My friend was late. To avoid looking like a complete loner at the coffee shop table, I did what we all would do: pulled out my phone. I scrolled through Facebook, refreshed Instagram, checked out Twitter, and played some Trivia Crack. I checked the time and my texts...then returned to Facebook and began the cycle again. When my friend showed up, our phones stayed on the table, occasionally lighting up, causing us to look down at them. During lulls in the conversation, we would address our notifications, quickly typing, laughing to our phones instead of actually laughing with each other.
Like, scroll, tweet, retweet, snap, play, repeat. We all do it. With social media literally in the palm of our hands, it's easy to want to be connected 24/7 out of the fear that if we don't refresh the page, we might miss something.

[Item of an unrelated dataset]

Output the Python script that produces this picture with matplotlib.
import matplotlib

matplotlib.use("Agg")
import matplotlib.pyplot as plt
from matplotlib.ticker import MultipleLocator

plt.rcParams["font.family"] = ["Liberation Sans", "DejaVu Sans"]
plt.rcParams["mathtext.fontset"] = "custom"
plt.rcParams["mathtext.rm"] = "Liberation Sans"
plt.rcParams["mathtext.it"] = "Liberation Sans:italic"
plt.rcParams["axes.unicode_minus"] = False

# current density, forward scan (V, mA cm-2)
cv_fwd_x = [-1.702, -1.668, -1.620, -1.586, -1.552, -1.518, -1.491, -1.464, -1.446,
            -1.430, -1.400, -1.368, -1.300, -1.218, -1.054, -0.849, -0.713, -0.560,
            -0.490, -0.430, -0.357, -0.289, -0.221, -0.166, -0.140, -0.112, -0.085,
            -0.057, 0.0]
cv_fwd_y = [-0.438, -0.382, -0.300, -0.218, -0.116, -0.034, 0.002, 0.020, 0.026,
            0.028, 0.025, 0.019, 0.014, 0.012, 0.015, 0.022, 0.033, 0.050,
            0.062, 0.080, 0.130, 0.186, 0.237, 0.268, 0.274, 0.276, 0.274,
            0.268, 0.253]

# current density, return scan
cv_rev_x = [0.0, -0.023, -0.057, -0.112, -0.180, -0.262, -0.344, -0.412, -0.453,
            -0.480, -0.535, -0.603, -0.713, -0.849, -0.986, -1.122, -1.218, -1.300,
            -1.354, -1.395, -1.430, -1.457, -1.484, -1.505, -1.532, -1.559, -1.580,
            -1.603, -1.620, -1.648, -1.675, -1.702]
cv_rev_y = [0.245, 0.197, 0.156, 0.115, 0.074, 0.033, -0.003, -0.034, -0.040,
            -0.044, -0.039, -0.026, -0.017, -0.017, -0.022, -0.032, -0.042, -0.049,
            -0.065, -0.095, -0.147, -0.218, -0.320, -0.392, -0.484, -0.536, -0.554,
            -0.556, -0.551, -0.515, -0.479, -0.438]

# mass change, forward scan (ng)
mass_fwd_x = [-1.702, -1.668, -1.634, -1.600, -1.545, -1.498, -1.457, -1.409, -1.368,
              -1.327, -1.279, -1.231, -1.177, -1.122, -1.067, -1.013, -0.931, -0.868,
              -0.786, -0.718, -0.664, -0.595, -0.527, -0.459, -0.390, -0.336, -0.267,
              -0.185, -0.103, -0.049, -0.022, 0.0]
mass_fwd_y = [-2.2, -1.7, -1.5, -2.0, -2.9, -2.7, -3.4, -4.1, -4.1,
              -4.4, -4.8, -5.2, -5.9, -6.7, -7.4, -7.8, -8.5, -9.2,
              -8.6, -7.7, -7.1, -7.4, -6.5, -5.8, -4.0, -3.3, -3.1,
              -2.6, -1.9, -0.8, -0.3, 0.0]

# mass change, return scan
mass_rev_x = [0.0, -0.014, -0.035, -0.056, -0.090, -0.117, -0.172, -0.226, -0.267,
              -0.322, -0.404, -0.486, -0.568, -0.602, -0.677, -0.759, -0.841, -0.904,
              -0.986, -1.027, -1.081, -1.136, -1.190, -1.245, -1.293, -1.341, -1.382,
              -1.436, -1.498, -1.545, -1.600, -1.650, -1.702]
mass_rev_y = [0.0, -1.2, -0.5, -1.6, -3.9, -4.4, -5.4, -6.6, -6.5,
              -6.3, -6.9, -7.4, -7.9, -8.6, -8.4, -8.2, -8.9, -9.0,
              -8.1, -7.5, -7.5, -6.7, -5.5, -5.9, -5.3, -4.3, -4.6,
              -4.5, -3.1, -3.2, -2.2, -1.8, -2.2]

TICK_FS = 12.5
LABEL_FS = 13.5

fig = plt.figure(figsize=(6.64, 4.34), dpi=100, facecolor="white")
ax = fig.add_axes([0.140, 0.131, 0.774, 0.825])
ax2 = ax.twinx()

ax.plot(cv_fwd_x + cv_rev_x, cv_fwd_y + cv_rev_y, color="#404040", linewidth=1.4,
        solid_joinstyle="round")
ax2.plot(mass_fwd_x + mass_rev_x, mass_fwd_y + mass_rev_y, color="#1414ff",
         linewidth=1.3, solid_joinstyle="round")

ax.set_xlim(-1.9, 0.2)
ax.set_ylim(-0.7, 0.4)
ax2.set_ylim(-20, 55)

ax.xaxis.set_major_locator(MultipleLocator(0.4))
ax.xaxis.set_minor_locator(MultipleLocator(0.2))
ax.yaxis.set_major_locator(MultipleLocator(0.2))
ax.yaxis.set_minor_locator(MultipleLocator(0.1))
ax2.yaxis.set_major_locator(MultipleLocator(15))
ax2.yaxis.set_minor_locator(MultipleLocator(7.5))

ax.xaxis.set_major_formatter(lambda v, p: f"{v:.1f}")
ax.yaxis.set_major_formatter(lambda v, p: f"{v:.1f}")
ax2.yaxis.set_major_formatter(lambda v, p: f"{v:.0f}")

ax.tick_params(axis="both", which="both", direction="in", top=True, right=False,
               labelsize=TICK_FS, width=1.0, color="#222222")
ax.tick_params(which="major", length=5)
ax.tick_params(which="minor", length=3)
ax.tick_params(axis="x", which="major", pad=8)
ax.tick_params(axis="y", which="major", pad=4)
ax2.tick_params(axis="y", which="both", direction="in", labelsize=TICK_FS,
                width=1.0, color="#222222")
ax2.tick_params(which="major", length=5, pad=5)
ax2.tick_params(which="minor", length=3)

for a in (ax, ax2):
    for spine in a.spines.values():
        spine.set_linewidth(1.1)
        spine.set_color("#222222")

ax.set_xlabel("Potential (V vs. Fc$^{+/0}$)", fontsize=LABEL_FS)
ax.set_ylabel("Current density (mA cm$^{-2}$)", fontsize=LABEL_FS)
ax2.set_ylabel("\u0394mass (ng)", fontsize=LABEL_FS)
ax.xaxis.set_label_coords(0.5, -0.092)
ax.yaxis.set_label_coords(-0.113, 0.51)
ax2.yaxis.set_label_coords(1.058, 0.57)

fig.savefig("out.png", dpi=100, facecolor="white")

Sure, we can check later, but by that time, we're already out of the loop.
We do it at restaurants, while we're in class, alone in our rooms, or out at a bar. We've obsessed over filters, rewritten Tweets until they're witty enough and picked profile pictures based on what will get the most 'Likes.' We know exactly what our friends are doing every day, not because they told us about it, but because we saw it on their Snapchat Story.
If someone asked us if we feel connected, our answer would be a resounding "yes." But how many times have we sat with someone without checking our phones? Taken a group picture and not instantly thought of how to filter it? Actually enjoyed being out on a Friday night without SnapChatting it to our entire address books? We might feel like we're deeply connected to all our Facebook friends, but in reality, we've mastered the art of being lonely.

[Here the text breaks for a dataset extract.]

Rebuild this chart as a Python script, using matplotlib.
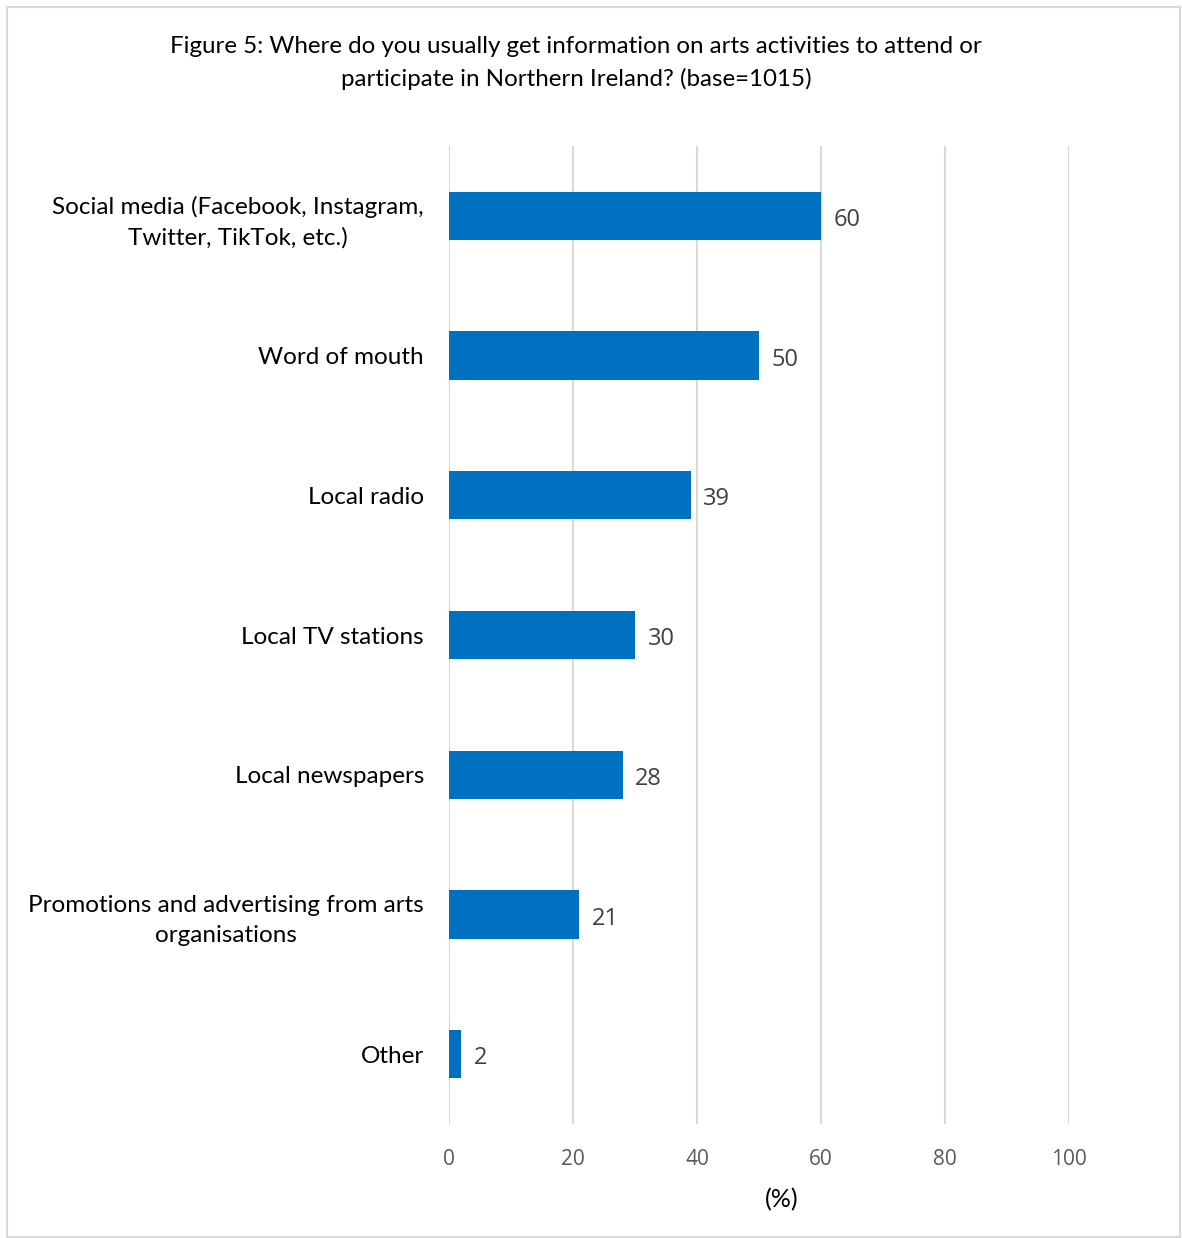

We've gotten so good at isolating ourselves with social media that we don't even realize that we're lonely. We don't want to admit that if someone took away our phones, we would feel uncomfortable making small talk with a stranger or filling an awkward silence with a friend. We don't like thinking about sitting by ourselves and feeling disconnected. But at the same time, how much closer do you really feel to someone just because you saw their Instagram?
I'm not saying that we don't have true friendships with people we feel connected to. Rather, I'm saying that it's sad when four best friends get together after months of not seeing one another and somehow you all end up on your phones.
Clearly, social media is not going away any time soon, but it might be nice to stop counting our 'Likes' and start making memories without filters. Because at the end of the day, social media can't capture the spontaneous laughter, the butterflies in our stomachs, or the feeling of being truly connected... which is what we really want after all.